A post-Dharmic take on sexual politics
Arshia Sattar Arshia Sattar | 04 Jul, 2018
WENDY DONIGER’S BOOKS over the years have been either vast and encyclopaedic (The Hindus: An Alternative History, 2009, On Hinduism, 2013, and The Ring of Truth, 2017) or minutely detailed (The Woman who Pretended to Be Who She Was, 2004, and Reading the Kamasutra, 2016). They remind us of two things about her remarkable intelligence and her therefore remarkable scholarship. One, that she knows a lot of things about a lot of things and can bring them together in unusual and intriguing ways, and two, that she has the patience and sensitivity to read a text minutely and carefully, opening it up in ways that were hitherto unconsidered. To our great advantage, she manifests both these talents in Beyond Dharma, where she argues (in the main) that Kautilya’s Artha Shastra and Vatsyayana’s Kamasutra both provide contemporaneous challenges to the strictures of an idealised and prescriptive dharma as articulated in the Dharma Shastras.
Doniger has already paired the Artha Shastra and the Kamasutra as mirror texts that together reflect ideas and attitudes different from those enunciated in the Dharma Shastras. But here, in Beyond Dharma, in essays that are based on her recent Terry Lectures at Yale University, she takes her own argument further and explicitly states that these treatises on artha and kama (manuals that discuss the enjoyment of power and sex), actually oppose what is found in the Dharma Shastras, particularly in the Manu Smriti. As one of the blurbs on the cover of the current volume declares, this is a revolutionary idea as it deconstructs both the idea of a single dharma as the uncontested basis of human action as well as points to fissures and contestations within what we have always believed to be a unified and hegemonic Sanskrit discourse.
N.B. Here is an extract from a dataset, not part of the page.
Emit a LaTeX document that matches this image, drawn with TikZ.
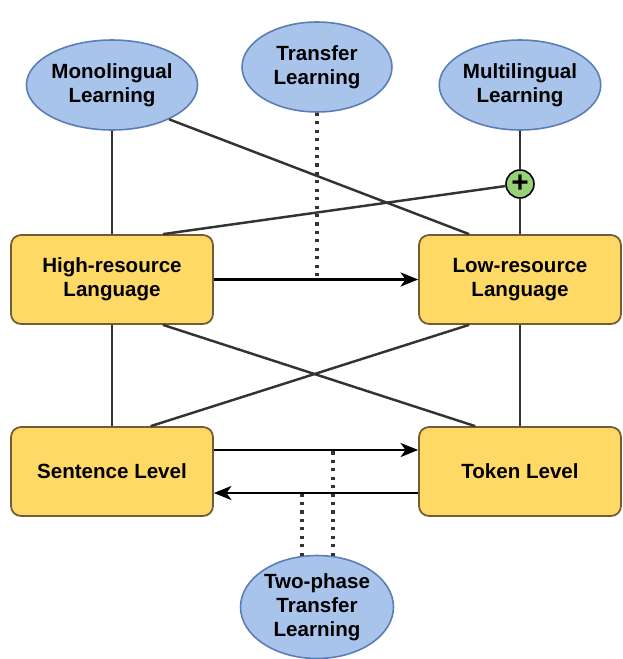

These ideas of pluralism and diversity within the Sanskrit tradition have been gaining traction over the last few decades (Sheldon Pollock’s work has done much to desacralise and democratise the Sanskrit ‘cosmopolis’), and now, Donald R Brown says of Doniger’s book, ‘[The work] demands that we all reconsider the resistance to self-righteous moralising offered by the ancient Indian treatises on sex and politics.’ The significance of Doniger’s argument in this book lies in what she says about where, when and how the resistance to the formalised Dharma Shastras was articulated.
The vexed question of the bases for ethical behaviour lies at the heart of many discussions about Hinduism, precisely because the idea of what is good and true is not delivered from on high, via the word of God. The Mahabharata, for example, warns us over and over again that dharma is sukshma—subtle, elusive even. Doniger substantiates the fundamentally destabilising claim of this great text by reminding us that despite the existence of a pervasive and almost universal idea of sadharana dharma, a dharma for all, there were different opinions about who should to do what and when. Sometimes, these differences came from different philosophical positions and perspectives (darshana). Other times, differences about what an individual should do arose because of where one was speaking from—a stage of life (ashrama), a social position (varna), a time of emergency (apatkala).
Beyond Dharma also concerns itself with where dharma is placed in the scheme of the purusharthas, the goals of human life. That hierarchy of values, surely, is a universal and eternal concern, as contemporary as it is classical. How do we prioritise what we want in life and how do we fulfil our desires and realise our aspirations within a framework of ethics and morality that is defined by the ‘ought’ and the ‘should’ ? It is in this regard that Doniger offers us a truly profound insight. She says, simply but emphatically, ‘Dharma is a question, not an answer.’ This pared down statement holds us responsible not only for what we do, but also for choosing the ways in which we articulate our ethical dilemmas.